The next morning I was perfectly happy with fog, then delighted by a sparkling day – summer-blue sea and sunshine filling my room. It was so good to see home and feel at home – such different environs from a city or a desert.

One day in Boston I noticed an ordinary black ant on the steps leading up from the subway to Kendall Square, and watched as it tumbled over the edge of the next step. It looked halfway up or down with no place to go – so out of context away from nest and kin. Or maybe not, it’s suited to its particular life. Same with the tarantulas, three-inch fur-clad wonders in the desert mincing their way across paved parking lots or stony trails (impressive but not poisonous in Joshua Tree).

Here, the local fauna greeted me. Driving home from the wee scholars, a large rabbit, white tail bobbing, hopped from a sunny patch to camouflaging shade, and stopped to nibble a leaf, looking at home on the south forty. Also our resident deer – they couldn’t imagine the places we’ve seen – no salal tips, no rose hips. And Frances, so pleased with her lot and fairly indifferent to our return (our beloved house sitter having lavished her with “doting craziness”).

But most of all the weather amazed me anew – such a polyglot of weather language, all jabbering this week!

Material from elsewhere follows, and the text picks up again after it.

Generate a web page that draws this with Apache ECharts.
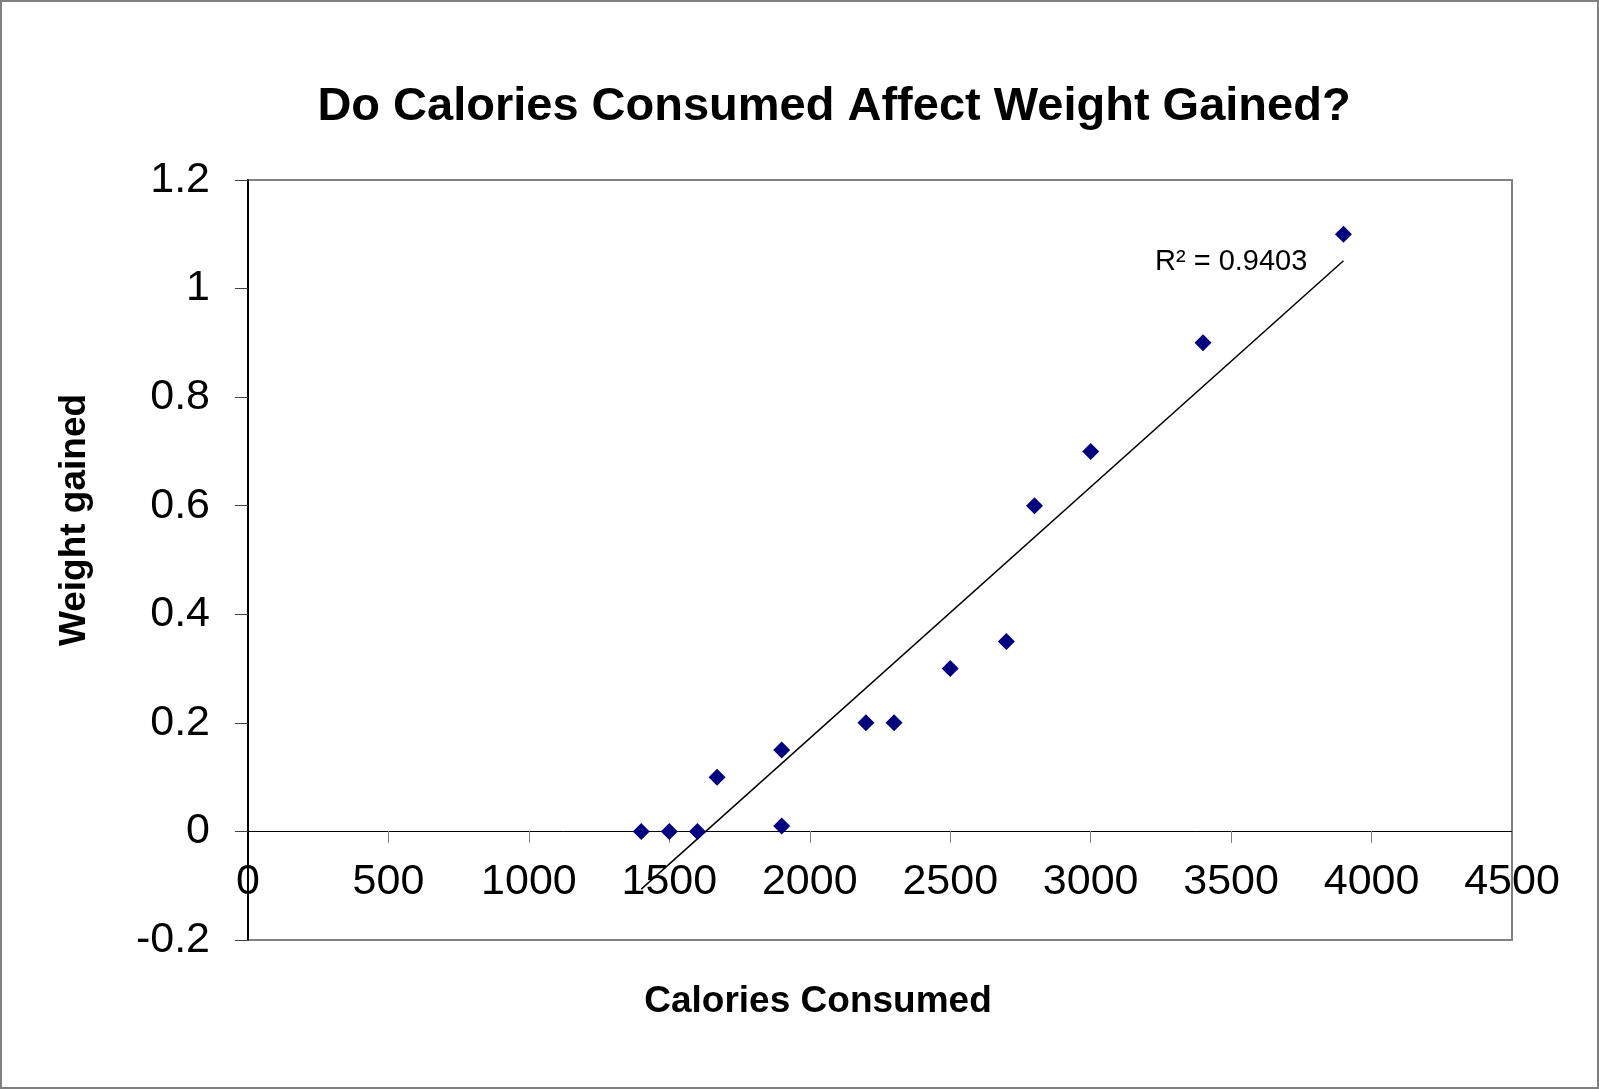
<!DOCTYPE html>
<html>
<head>
<meta charset="utf-8">
<script src="https://cdn.jsdelivr.net/npm/echarts@6/dist/echarts.min.js"></script>
<style>
  html, body { margin: 0; padding: 0; background: #fff; }
  #chart { width: 1599px; height: 1089px; box-sizing: border-box; border: 2px solid #808080; }
</style>
</head>
<body>
<div id="chart"></div>
<script>
// calories consumed vs weight gained
var calories = [1400, 1500, 1600, 1670, 1900, 1900, 2200, 2300, 2500, 2700, 2800, 3000, 3400, 3900];
var weight = [0, 0, 0, 0.1, 0.15, 0.01, 0.2, 0.2, 0.3, 0.35, 0.6, 0.7, 0.9, 1.1];
var xTicks = { min: 0, max: 4500, interval: 500 };
var yTicks = { min: -0.2, max: 1.2, interval: 0.2 };
var r2Text = 'R² = 0.9403';

var font = "'Liberation Sans', Arial, sans-serif";

// least squares trendline over the points
var n = calories.length, sx = 0, sy = 0, sxx = 0, sxy = 0;
for (var i = 0; i < n; i++) {
    sx += calories[i]; sy += weight[i];
    sxx += calories[i] * calories[i]; sxy += calories[i] * weight[i];
}
var slope = (n * sxy - sx * sy) / (n * sxx - sx * sx);
var icept = (sy - slope * sx) / n;
var xMin = Math.min.apply(null, calories), xMax = Math.max.apply(null, calories);
var trend = [[xMin, icept + slope * xMin], [xMax, icept + slope * xMax]];

var points = calories.map(function (c, i) { return [c, weight[i]]; });

var gridTop = 178, gridBottom = 147, H = 1089;
// move the x axis up onto the zero line (labels go with it)
var plotH = H - gridTop - gridBottom;
var zeroShift = plotH * (0 - yTicks.min) / (yTicks.max - yTicks.min);

var chart = echarts.init(document.getElementById('chart'));
chart.setOption({
    animation: false,
    textStyle: { fontFamily: font },
    grid: {
        left: 246, top: gridTop, right: 85, bottom: gridBottom,
        show: true, borderColor: '#808080', borderWidth: 2, backgroundColor: '#fff'
    },
    xAxis: {
        type: 'value',
        position: 'bottom',
        offset: -zeroShift,
        z: 1,
        min: xTicks.min, max: xTicks.max, interval: xTicks.interval,
        splitLine: { show: false },
        axisLine: { onZero: false, lineStyle: { color: '#000', width: 1 } },
        axisTick: { show: true, length: 12, lineStyle: { color: '#808080', width: 1 } },
        axisLabel: {
            fontSize: 43, color: '#000', margin: 30, showMinLabel: true, showMaxLabel: true, fontFamily: font,
            formatter: function (v) { return String(v); }
        }
    },
    yAxis: {
        type: 'value',
        z: 10,
        min: yTicks.min, max: yTicks.max, interval: yTicks.interval,
        splitLine: { show: false },
        axisLine: { show: true, onZero: false, lineStyle: { color: '#000', width: 2 } },
        axisTick: { show: true, length: 13, lineStyle: { color: '#404040', width: 1 } },
        axisLabel: {
            fontSize: 43, color: '#000', margin: 38, fontFamily: font,
            formatter: function (v) { return String(Math.round(v * 10) / 10); }
        }
    },
    series: [
        {
            type: 'line',
            data: trend,
            symbol: 'none',
            silent: true,
            lineStyle: { color: '#000', width: 1.5 },
            z: 2
        },
        {
            type: 'scatter',
            data: points,
            symbol: 'diamond',
            symbolSize: 17,
            itemStyle: { color: '#000080', opacity: 1 },
            z: 3
        }
    ],
    graphic: [
        {
            type: 'text', x: 832, y: 105,
            style: { text: 'Do Calories Consumed Affect Weight Gained?', font: 'bold 47px ' + font, fill: '#000', textAlign: 'center', textVerticalAlign: 'middle' }
        },
        {
            type: 'text', x: 816, y: 1000,
            style: { text: 'Calories Consumed', font: 'bold 37px ' + font, fill: '#000', textAlign: 'center', textVerticalAlign: 'middle' }
        },
        {
            type: 'text', x: 73, y: 518, rotation: Math.PI / 2,
            style: { text: 'Weight gained', font: 'bold 37px ' + font, fill: '#000', textAlign: 'center', textVerticalAlign: 'middle' }
        },
        {
            type: 'text', x: 1153, y: 260,
            style: { text: r2Text, font: '29px ' + font, fill: '#000', textAlign: 'left', textVerticalAlign: 'middle' }
        }
    ]
});
</script>
</body>
</html>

The Washington weather guru, Cliff Mass, warns us now about the winter “weather systems” which will pass through – and they begin.

By the end of the week, during which we had the wettest November 1 and the warmest November 3 ever, after rain, wind, rain again, we enjoyed a Sunday of weather to welcome us home. We woke to rain and wind but by mid-morning I sat in the nook in pure sunshine to stitch the pillows (fall changeover).

Frances sat outdoors under the nearly bare cherry tree in a patch of sun. The garden looks a little sad and a little wondrous – still a few brave flowers and so many textures of green – like ferns – what a marvel, a fern – or a fir tree!

By 4 p.m. rain poured down again, and just after five – hood-over-the-head dark as a friend once said – winter dark.

2 thoughts on “Home to November

  1. What a nice description of the Pacific Northwest winter weather. I love that phrase ‘hood-over-head dark” because it so speaks to the kind of winter dark we feel in Portland, but not in Anchorage.